#1 Hi KGP-production, we had this issue when LC cartridge was almost empty and we had to wait the ink from the new cartridge is in the tubes all the way into the printhead - that's about 30 ml. Turned out we didn't shake old cartridge well from long time (we don't print every day) and there was only concentrated color - like instead LC you print with Cyan from LC printhead. We had to take about 5% cyan from color curves in Caldera in light colors only to make it nearly desired output...Everything looked green or blue for some time until ink went back to normal with the new cartridge. But of course there might be another reason...

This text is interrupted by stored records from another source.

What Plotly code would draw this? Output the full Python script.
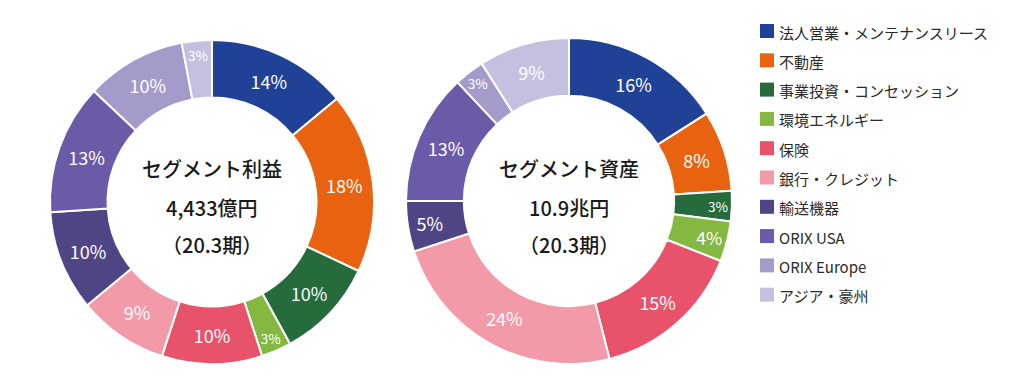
import plotly.graph_objects as go

categories = ["法人営業・メンテナンスリース", "不動産", "事業投資・コンセッション", "環境エネルギー",
              "保険", "銀行・クレジット", "輸送機器", "ORIX USA", "ORIX Europe", "アジア・豪州"]
profit_share = [14, 18, 10, 3, 10, 9, 10, 13, 10, 3]
asset_share = [16, 8, 3, 4, 15, 24, 5, 13, 3, 9]
colors = ["#1f4196", "#e9620f", "#256b3b", "#84b840", "#e8536b",
          "#f29aa7", "#4f4584", "#6b5aa8", "#a59bcb", "#c6c0e0"]
profit_center = ["セグメント利益", "4,433億円", "（20.3期）"]
asset_center = ["セグメント資産", "10.9兆円", "（20.3期）"]

FONT = "Noto Sans CJK JP"
W, H = 1024, 390
OFF = 8  # page body margin


def px(x):
    return (x - OFF) / W


def py(y):
    return 1 - (y - OFF) / H


fig = go.Figure()


def add_pie(values, x0, x1, y0, y1):
    fig.add_trace(go.Pie(
        labels=categories, values=values, hole=0.645, sort=False,
        direction="clockwise", rotation=0,
        marker=dict(colors=colors, line=dict(color="white", width=2)),
        texttemplate="%{value}%", textposition="inside",
        insidetextorientation="horizontal",
        insidetextfont=dict(family=FONT, size=18, color="white"),
        domain=dict(x=[px(x0), px(x1)], y=[py(y1), py(y0)]),
        showlegend=False, hoverinfo="label+value",
    ))


add_pie(profit_share, 50, 374, 40, 364)
add_pie(asset_share, 406, 732, 38, 364)

annotations = []
for cx, lines in [(212, profit_center), (569, asset_center)]:
    for y, txt in zip([168, 207, 245], lines):
        annotations.append(dict(x=px(cx), y=py(y), xref="paper", yref="paper",
                                text=txt, showarrow=False, xanchor="center", yanchor="middle",
                                font=dict(family=FONT, size=20, color="#1a1a1a", weight=500)))

shapes = []
for i, (cat, col) in enumerate(zip(categories, colors)):
    yc = 31 + i * 29.3
    shapes.append(dict(type="rect", xref="paper", yref="paper",
                       x0=px(760), x1=px(774), y0=py(yc + 7), y1=py(yc - 7),
                       fillcolor=col, line=dict(width=0)))
    annotations.append(dict(x=px(777), y=py(yc + 1), xref="paper", yref="paper",
                            text=cat, showarrow=False, xanchor="left", yanchor="middle",
                            font=dict(family=FONT, size=15, color="#2a2a2a")))

fig.update_layout(width=W, height=H, margin=dict(l=0, r=0, t=0, b=0),
                  paper_bgcolor="white", plot_bgcolor="white",
                  annotations=annotations, shapes=shapes,
                  font=dict(family=FONT))

fig.write_html("out.html")
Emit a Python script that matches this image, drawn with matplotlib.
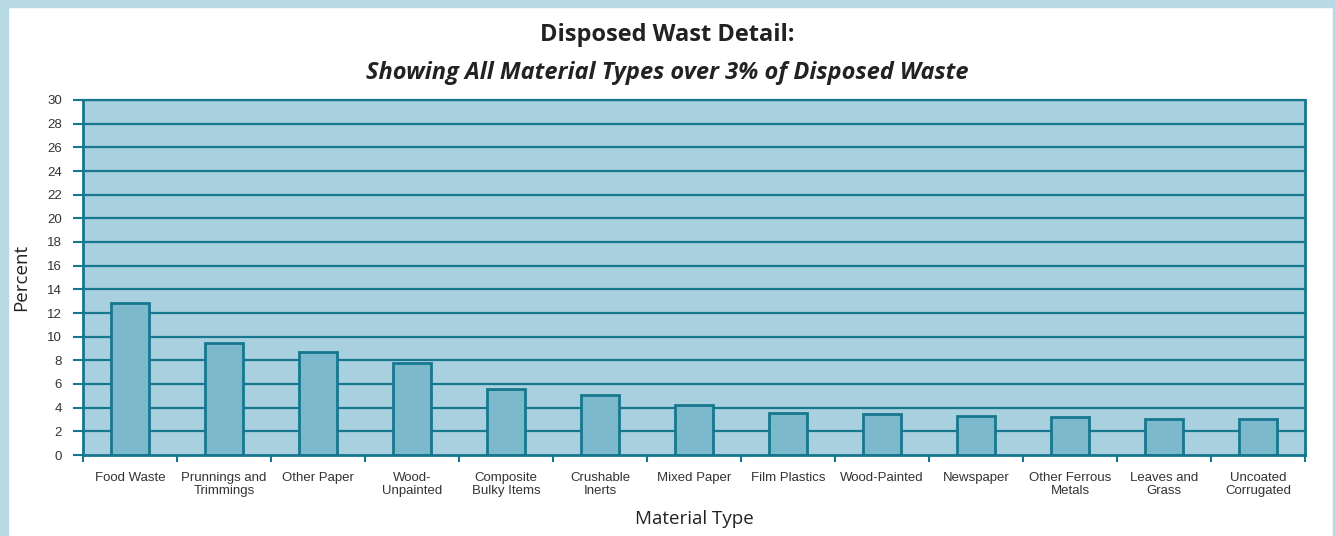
import numpy as np
import matplotlib
matplotlib.use("Agg")
import matplotlib.pyplot as plt
from matplotlib.patches import Rectangle

categories = ["Food Waste", "Prunnings and\nTrimmings", "Other Paper", "Wood-\nUnpainted",
              "Composite\nBulky Items", "Crushable\nInerts", "Mixed Paper", "Film Plastics",
              "Wood-Painted", "Newspaper", "Other Ferrous\nMetals", "Leaves and\nGrass",
              "Uncoated\nCorrugated"]
percent = [12.85, 9.44, 8.74, 7.75, 5.58, 5.07, 4.23, 3.52, 3.44, 3.30, 3.21, 3.07, 3.07]
yticks = list(range(0, 31, 2))

teal = "#16778f"
bar_face = "#7cb9cc"
plot_bg = "#a9d0de"
frame_blue = "#b8dae5"

fig = plt.figure(figsize=(13.35, 5.36), dpi=100)
fig.patch.set_facecolor("white")

# light blue frame strips
W, H = 1335, 536
fig.patches.append(Rectangle((0, 0), 8 / W, 1, transform=fig.transFigure, color=frame_blue, zorder=0))
fig.patches.append(Rectangle((0, 1 - 7 / H), 1, 7 / H, transform=fig.transFigure, color=frame_blue, zorder=0))
fig.patches.append(Rectangle((1 - 2 / W, 0), 2 / W, 1, transform=fig.transFigure, color=frame_blue, zorder=0))

ax = fig.add_axes([83 / W, 1 - 455 / H, (1305 - 83) / W, (455 - 100) / H])
ax.set_facecolor(plot_bg)

x = np.arange(len(categories))
for y in yticks[1:]:
    ax.axhline(y, color=teal, lw=1.6, zorder=1)
ax.bar(x, percent, width=0.4, color=bar_face, edgecolor=teal, linewidth=2, zorder=2)

ax.set_xlim(-0.5, len(categories) - 0.5)
ax.set_ylim(0, 30)
ax.set_yticks(yticks)
ax.set_yticklabels([str(v) for v in yticks], fontsize=9.5, color="#333333", family="Liberation Sans")
ax.set_xticks(x)
ax.set_xticklabels(categories, fontsize=9.5, color="#333333", family="Liberation Sans", linespacing=1.2)
ax.set_xticks(np.arange(-0.5, len(categories), 1), minor=True)
ax.tick_params(axis="x", which="major", length=0, pad=12)
ax.tick_params(axis="x", which="minor", length=5, color=teal, width=1.5)
ax.tick_params(axis="y", length=7, color=teal, width=1.5, pad=8)

for side in ["left", "bottom", "right"]:
    ax.spines[side].set_color(teal)
    ax.spines[side].set_linewidth(2)
ax.spines["top"].set_color(teal)
ax.spines["top"].set_linewidth(1.6)

ax.set_ylabel("Percent", fontsize=13.5, family="Open Sans", color="#222222", labelpad=12)
ax.set_xlabel("Material Type", fontsize=13.5, family="Open Sans", color="#222222", labelpad=9)

fig.text(0.5, 1 - 35 / H, "Disposed Wast Detail:", ha="center", va="center",
         fontsize=17, fontweight="bold", family="Open Sans", color="#222222")
fig.text(0.5, 1 - 73 / H, "Showing All Material Types over 3% of Disposed Waste", ha="center", va="center",
         fontsize=17, fontweight="bold", style="italic", family="Open Sans", color="#222222")

fig.savefig("out.png", dpi=100)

#2 Thank you very much, ivoslbg5445! That was correct solution. Shame on HP support and on HP brand altogether! That is why it was printing all right after LC/LM head replacement. That was "good" inks inside the new heads. After inks in the heads was used down, it starts printing same greenish as before. Our local technicians (Neopost Australia) had all the test prints signed in order (see attached), but could not guess such simple and the only logical solution. The most outrageous thing is that HP global and local technicians keep blaming your colour settings and profiles and ignore you saying that it must be hardware problem, because it is the same for all substrates, and it went green in the middle of the print. Surely they should be aware of the problem. They probably are, but would not admit the hardware flaws – easier to blame you of doing something wrong. It might be as well faulty batch of inks and not "cartridge-shaking" problem, because we do shake them and we've heard of some HP 300's cartridges recall. By the way, if you want to keep inks in consistent condition, it is a good thing to shake cartridges every couple of weeks or so. If cartridge is new you can shake it vigorously. If it is old cartridge, take it out using "Inks replacement" mode ONLY (the system is under pressure otherwise) and shake them ever so slightly, just lean from side to side a few times. You don't want to get air bubbles in the system – the nozzles would overheat and burn without inks. DO NOT calibrate straight after head replacement, because inks inside the head are very old (look at our samples – after head replacement and the last one), use at least 30ml, then calibrate the substrates. And do not forget to check and change back your old good refined settings which HP technicians changed because they thought default settings should be "good" (like temperature, vac, air pressure and etc), otherwise ink wouldn't dry and head would jam the substrate, of course. Just slam their hands when they try to go through your settings instead of looking into real hardware trouble. And thank you, ivoslbg5445, again for such an easy (and only logical) solution to our trouble. And, HP support, shame on you!
I'm glad I was able to help this time
Had latex 310 for 2 and a half years - were extremely happy with it, till 2 weeks ago. Run not heavily, but every day. Two weeks ago noticed a slight colour tint on our BW prints. Ran all sorts of calibrations - it didn't help. Changed LC/LM printheads - instant fix - all back to normal! Printed all day, no issues. Next day - the "greenish/blueish" tint returned in the middle of the print. Since than we have tried everything - adjustments, calibrations, building new profiles. Please help!!!